Artists are set to be the major winners from the City of Launceston Council's new public arts policy which could see more art in the Launceston's public spaces.
The interim policy, which comes on the back of the council's cultural strategy, replaces the old public art policy.
The policy will enable the council to integrate public art into capital projects and streetscape improvement projects in Launceston.
"The new interim policy is designed to facilitate artwork in public spaces and covers a number of art forms including integrated art and design, ephemeral art, street art, and performance art," Launceston mayor Albert van Zetten said.
The council is hoping to collaborate with private businesses as well as UTAS and Arts Tasmania to increase the artistic presence around the city.

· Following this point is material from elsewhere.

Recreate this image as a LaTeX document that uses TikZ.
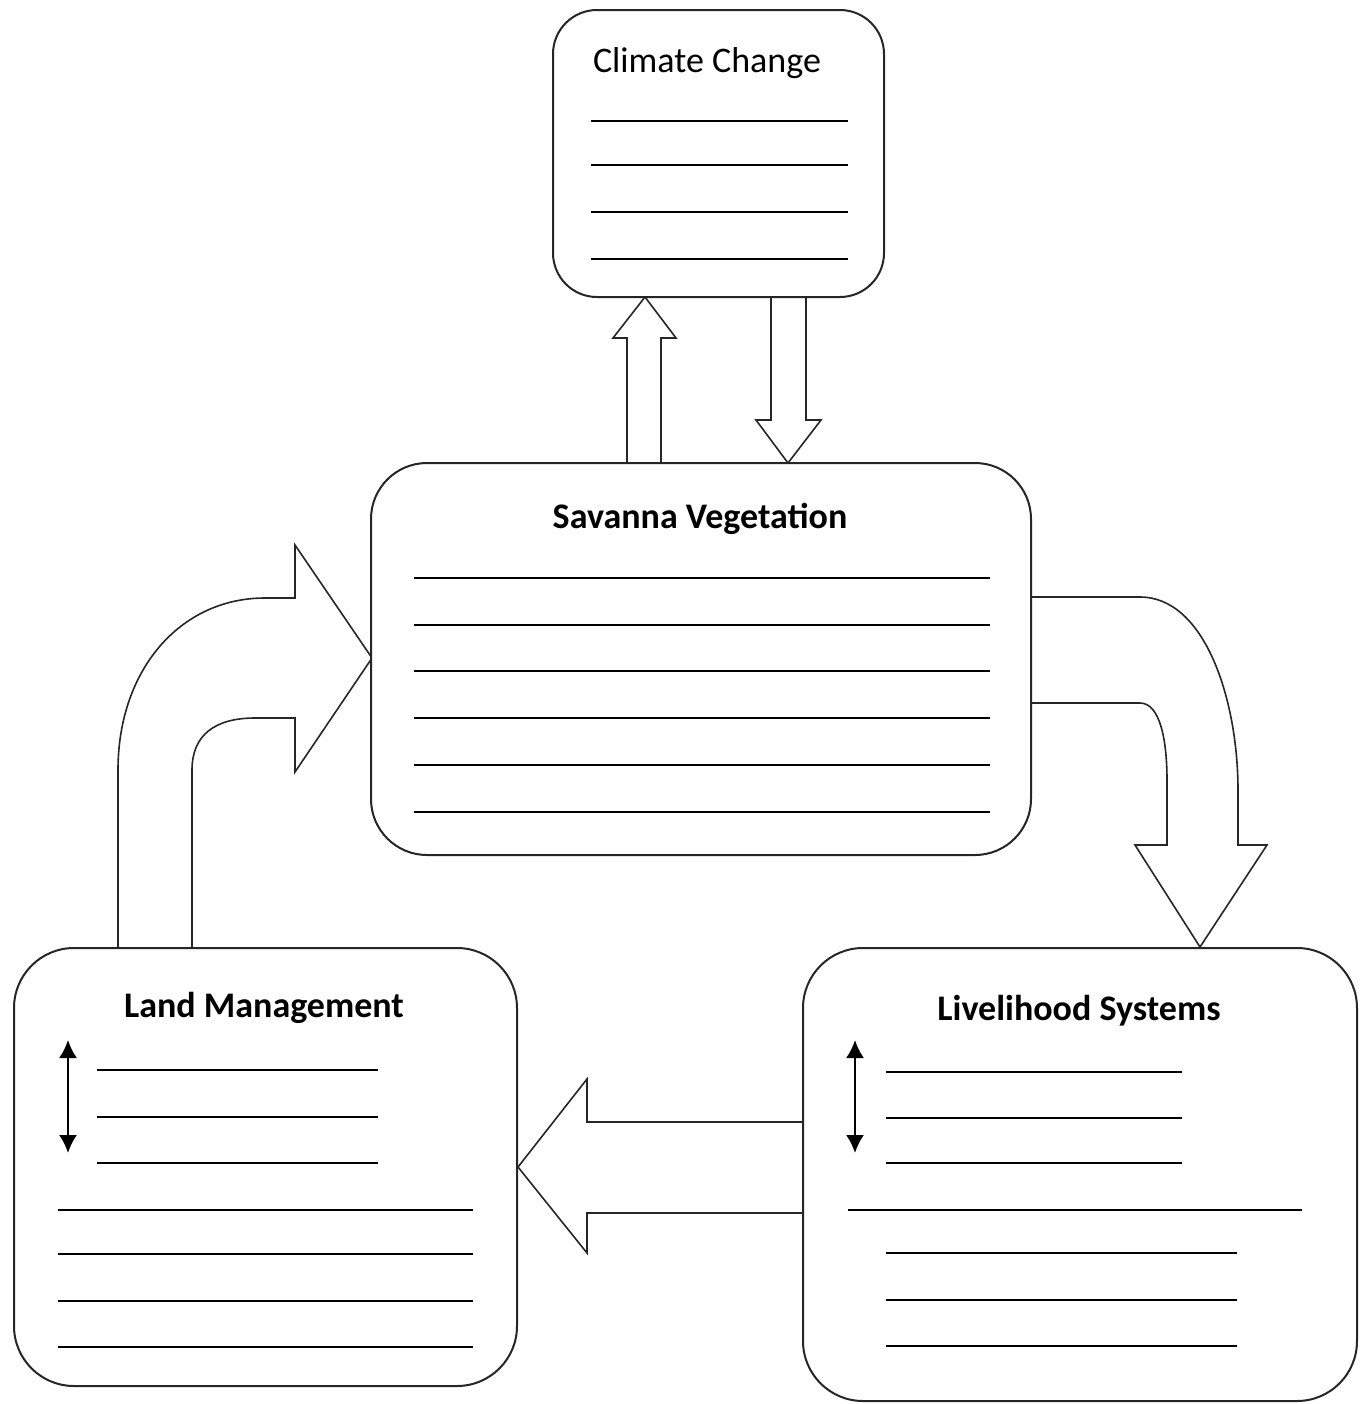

Cr van Zetten said the council would be open to working with private businesses as well as artistic institutions
"While in the main it will be used for projects taking place on land and buildings owned by the City of Launceston, the interim policy also creates a mechanism for us to provide advice to the private sector and to collaborate with other institutions like the University of Tasmania and Arts Tasmania," he said.
The policy, which was adopted by majority at the recent council meeting, will see council encourage public art initiated by the community and local artists including legal street art and performance art.
At the meeting, deputy mayor Danny Gibson, a prominent arts advocate, praised the direction of the new arts policy.
QVMAG. which is owned by the council, has already made a shift in this direction through the relaunch of the flagship display at their Royal Park site.
The policy specifies consideration of Indigenous heritage in projects.